## [Exercise]
Leave out the pictures and copy everything else below exactly.
----------
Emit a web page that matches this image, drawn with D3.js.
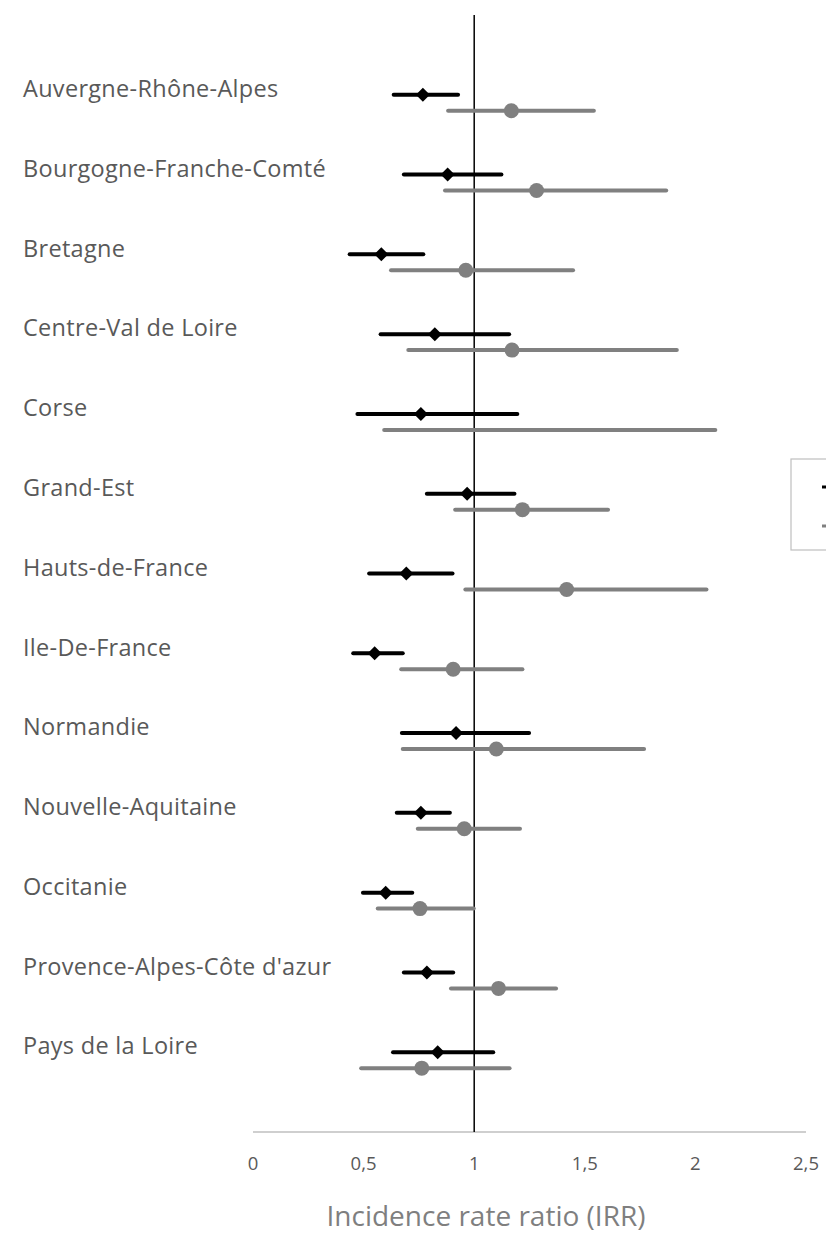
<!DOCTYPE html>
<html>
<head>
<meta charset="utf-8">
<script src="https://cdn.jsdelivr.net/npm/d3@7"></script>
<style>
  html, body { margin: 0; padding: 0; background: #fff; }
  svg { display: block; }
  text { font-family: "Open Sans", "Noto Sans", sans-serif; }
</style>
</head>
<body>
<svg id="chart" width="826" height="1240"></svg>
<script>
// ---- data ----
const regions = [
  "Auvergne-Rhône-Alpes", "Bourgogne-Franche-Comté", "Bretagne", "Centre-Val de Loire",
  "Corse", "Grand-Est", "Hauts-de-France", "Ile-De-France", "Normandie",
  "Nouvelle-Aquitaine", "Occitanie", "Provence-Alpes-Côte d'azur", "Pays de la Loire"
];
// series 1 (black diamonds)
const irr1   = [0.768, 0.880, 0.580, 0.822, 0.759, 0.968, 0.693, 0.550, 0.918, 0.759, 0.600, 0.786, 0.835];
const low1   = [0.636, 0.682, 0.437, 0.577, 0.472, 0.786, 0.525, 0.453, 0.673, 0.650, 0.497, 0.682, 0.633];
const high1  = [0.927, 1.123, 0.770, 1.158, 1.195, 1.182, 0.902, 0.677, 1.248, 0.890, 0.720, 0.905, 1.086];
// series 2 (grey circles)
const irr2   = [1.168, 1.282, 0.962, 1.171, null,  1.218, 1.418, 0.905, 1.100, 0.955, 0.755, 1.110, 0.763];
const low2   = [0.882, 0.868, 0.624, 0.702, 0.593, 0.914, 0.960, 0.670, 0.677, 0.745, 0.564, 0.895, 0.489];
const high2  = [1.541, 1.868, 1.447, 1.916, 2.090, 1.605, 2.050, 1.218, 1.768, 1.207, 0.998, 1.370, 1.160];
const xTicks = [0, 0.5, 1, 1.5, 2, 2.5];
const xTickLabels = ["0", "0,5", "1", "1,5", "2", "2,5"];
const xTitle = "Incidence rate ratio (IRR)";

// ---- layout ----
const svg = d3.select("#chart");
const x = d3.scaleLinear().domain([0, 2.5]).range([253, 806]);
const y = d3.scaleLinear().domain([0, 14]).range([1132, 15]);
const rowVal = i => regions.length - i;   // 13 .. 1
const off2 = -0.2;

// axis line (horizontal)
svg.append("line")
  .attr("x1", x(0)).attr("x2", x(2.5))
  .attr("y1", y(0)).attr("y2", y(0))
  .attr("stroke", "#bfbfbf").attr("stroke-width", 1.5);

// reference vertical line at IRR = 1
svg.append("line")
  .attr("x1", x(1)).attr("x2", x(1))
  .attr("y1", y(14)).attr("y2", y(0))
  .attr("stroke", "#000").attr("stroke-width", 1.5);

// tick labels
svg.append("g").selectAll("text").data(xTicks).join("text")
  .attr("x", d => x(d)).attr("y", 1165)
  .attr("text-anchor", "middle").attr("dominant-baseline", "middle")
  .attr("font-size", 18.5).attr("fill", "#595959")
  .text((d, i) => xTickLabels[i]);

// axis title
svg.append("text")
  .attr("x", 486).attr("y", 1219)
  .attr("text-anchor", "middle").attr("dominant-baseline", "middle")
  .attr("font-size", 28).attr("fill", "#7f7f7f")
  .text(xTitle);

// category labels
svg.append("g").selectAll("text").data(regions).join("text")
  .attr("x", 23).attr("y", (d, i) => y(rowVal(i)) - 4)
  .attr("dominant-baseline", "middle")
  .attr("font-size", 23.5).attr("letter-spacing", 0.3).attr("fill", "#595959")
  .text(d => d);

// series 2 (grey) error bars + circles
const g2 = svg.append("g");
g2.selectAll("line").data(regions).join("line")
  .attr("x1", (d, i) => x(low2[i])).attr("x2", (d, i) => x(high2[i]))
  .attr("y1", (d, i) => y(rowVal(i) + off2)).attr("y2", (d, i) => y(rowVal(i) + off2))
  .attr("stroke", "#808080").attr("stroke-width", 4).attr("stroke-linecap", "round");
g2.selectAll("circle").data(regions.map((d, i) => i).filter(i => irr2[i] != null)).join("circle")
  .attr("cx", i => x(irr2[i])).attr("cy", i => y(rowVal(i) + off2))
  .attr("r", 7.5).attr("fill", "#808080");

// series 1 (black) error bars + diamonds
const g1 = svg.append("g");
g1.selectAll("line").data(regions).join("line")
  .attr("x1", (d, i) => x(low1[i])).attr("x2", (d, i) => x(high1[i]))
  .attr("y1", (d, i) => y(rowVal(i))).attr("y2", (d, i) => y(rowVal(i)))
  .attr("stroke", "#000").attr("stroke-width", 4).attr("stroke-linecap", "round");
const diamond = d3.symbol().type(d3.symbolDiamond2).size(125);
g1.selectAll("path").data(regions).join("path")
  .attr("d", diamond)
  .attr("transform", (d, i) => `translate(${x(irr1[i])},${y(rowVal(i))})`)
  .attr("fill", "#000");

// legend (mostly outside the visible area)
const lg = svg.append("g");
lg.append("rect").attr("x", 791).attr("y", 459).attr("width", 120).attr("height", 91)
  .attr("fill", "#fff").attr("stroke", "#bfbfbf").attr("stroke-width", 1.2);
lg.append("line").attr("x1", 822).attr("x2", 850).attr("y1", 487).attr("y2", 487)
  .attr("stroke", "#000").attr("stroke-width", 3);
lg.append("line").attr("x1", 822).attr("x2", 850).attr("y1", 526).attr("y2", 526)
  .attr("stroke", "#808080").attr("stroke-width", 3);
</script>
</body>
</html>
----------
## [Problem solution]
Emit a web page that matches this image, drawn with D3.js.
<!DOCTYPE html>
<html>
<head>
<meta charset="utf-8">
<script src="https://cdn.jsdelivr.net/npm/d3@7"></script>
<style>
  html, body { margin: 0; padding: 0; background: #fff; }
  svg { display: block; }
  text { font-family: "Open Sans", "Noto Sans", sans-serif; }
</style>
</head>
<body>
<svg id="chart" width="826" height="1240"></svg>
<script>
// ---- data ----
const regions = [
  "Auvergne-Rhône-Alpes", "Bourgogne-Franche-Comté", "Bretagne", "Centre-Val de Loire",
  "Corse", "Grand-Est", "Hauts-de-France", "Ile-De-France", "Normandie",
  "Nouvelle-Aquitaine", "Occitanie", "Provence-Alpes-Côte d'azur", "Pays de la Loire"
];
// series 1 (black diamonds)
const irr1   = [0.768, 0.880, 0.580, 0.822, 0.759, 0.968, 0.693, 0.550, 0.918, 0.759, 0.600, 0.786, 0.835];
const low1   = [0.636, 0.682, 0.437, 0.577, 0.472, 0.786, 0.525, 0.453, 0.673, 0.650, 0.497, 0.682, 0.633];
const high1  = [0.927, 1.123, 0.770, 1.158, 1.195, 1.182, 0.902, 0.677, 1.248, 0.890, 0.720, 0.905, 1.086];
// series 2 (grey circles)
const irr2   = [1.168, 1.282, 0.962, 1.171, null,  1.218, 1.418, 0.905, 1.100, 0.955, 0.755, 1.110, 0.763];
const low2   = [0.882, 0.868, 0.624, 0.702, 0.593, 0.914, 0.960, 0.670, 0.677, 0.745, 0.564, 0.895, 0.489];
const high2  = [1.541, 1.868, 1.447, 1.916, 2.090, 1.605, 2.050, 1.218, 1.768, 1.207, 0.998, 1.370, 1.160];
const xTicks = [0, 0.5, 1, 1.5, 2, 2.5];
const xTickLabels = ["0", "0,5", "1", "1,5", "2", "2,5"];
const xTitle = "Incidence rate ratio (IRR)";

// ---- layout ----
const svg = d3.select("#chart");
const x = d3.scaleLinear().domain([0, 2.5]).range([253, 806]);
const y = d3.scaleLinear().domain([0, 14]).range([1132, 15]);
const rowVal = i => regions.length - i;   // 13 .. 1
const off2 = -0.2;

// axis line (horizontal)
svg.append("line")
  .attr("x1", x(0)).attr("x2", x(2.5))
  .attr("y1", y(0)).attr("y2", y(0))
  .attr("stroke", "#bfbfbf").attr("stroke-width", 1.5);

// reference vertical line at IRR = 1
svg.append("line")
  .attr("x1", x(1)).attr("x2", x(1))
  .attr("y1", y(14)).attr("y2", y(0))
  .attr("stroke", "#000").attr("stroke-width", 1.5);

// tick labels
svg.append("g").selectAll("text").data(xTicks).join("text")
  .attr("x", d => x(d)).attr("y", 1165)
  .attr("text-anchor", "middle").attr("dominant-baseline", "middle")
  .attr("font-size", 18.5).attr("fill", "#595959")
  .text((d, i) => xTickLabels[i]);

// axis title
svg.append("text")
  .attr("x", 486).attr("y", 1219)
  .attr("text-anchor", "middle").attr("dominant-baseline", "middle")
  .attr("font-size", 28).attr("fill", "#7f7f7f")
  .text(xTitle);

// category labels
svg.append("g").selectAll("text").data(regions).join("text")
  .attr("x", 23).attr("y", (d, i) => y(rowVal(i)) - 4)
  .attr("dominant-baseline", "middle")
  .attr("font-size", 23.5).attr("letter-spacing", 0.3).attr("fill", "#595959")
  .text(d => d);

// series 2 (grey) error bars + circles
const g2 = svg.append("g");
g2.selectAll("line").data(regions).join("line")
  .attr("x1", (d, i) => x(low2[i])).attr("x2", (d, i) => x(high2[i]))
  .attr("y1", (d, i) => y(rowVal(i) + off2)).attr("y2", (d, i) => y(rowVal(i) + off2))
  .attr("stroke", "#808080").attr("stroke-width", 4).attr("stroke-linecap", "round");
g2.selectAll("circle").data(regions.map((d, i) => i).filter(i => irr2[i] != null)).join("circle")
  .attr("cx", i => x(irr2[i])).attr("cy", i => y(rowVal(i) + off2))
  .attr("r", 7.5).attr("fill", "#808080");

// series 1 (black) error bars + diamonds
const g1 = svg.append("g");
g1.selectAll("line").data(regions).join("line")
  .attr("x1", (d, i) => x(low1[i])).attr("x2", (d, i) => x(high1[i]))
  .attr("y1", (d, i) => y(rowVal(i))).attr("y2", (d, i) => y(rowVal(i)))
  .attr("stroke", "#000").attr("stroke-width", 4).attr("stroke-linecap", "round");
const diamond = d3.symbol().type(d3.symbolDiamond2).size(125);
g1.selectAll("path").data(regions).join("path")
  .attr("d", diamond)
  .attr("transform", (d, i) => `translate(${x(irr1[i])},${y(rowVal(i))})`)
  .attr("fill", "#000");

// legend (mostly outside the visible area)
const lg = svg.append("g");
lg.append("rect").attr("x", 791).attr("y", 459).attr("width", 120).attr("height", 91)
  .attr("fill", "#fff").attr("stroke", "#bfbfbf").attr("stroke-width", 1.2);
lg.append("line").attr("x1", 822).attr("x2", 850).attr("y1", 487).attr("y2", 487)
  .attr("stroke", "#000").attr("stroke-width", 3);
lg.append("line").attr("x1", 822).attr("x2", 850).attr("y1", 526).attr("y2", 526)
  .attr("stroke", "#808080").attr("stroke-width", 3);
</script>
</body>
</html>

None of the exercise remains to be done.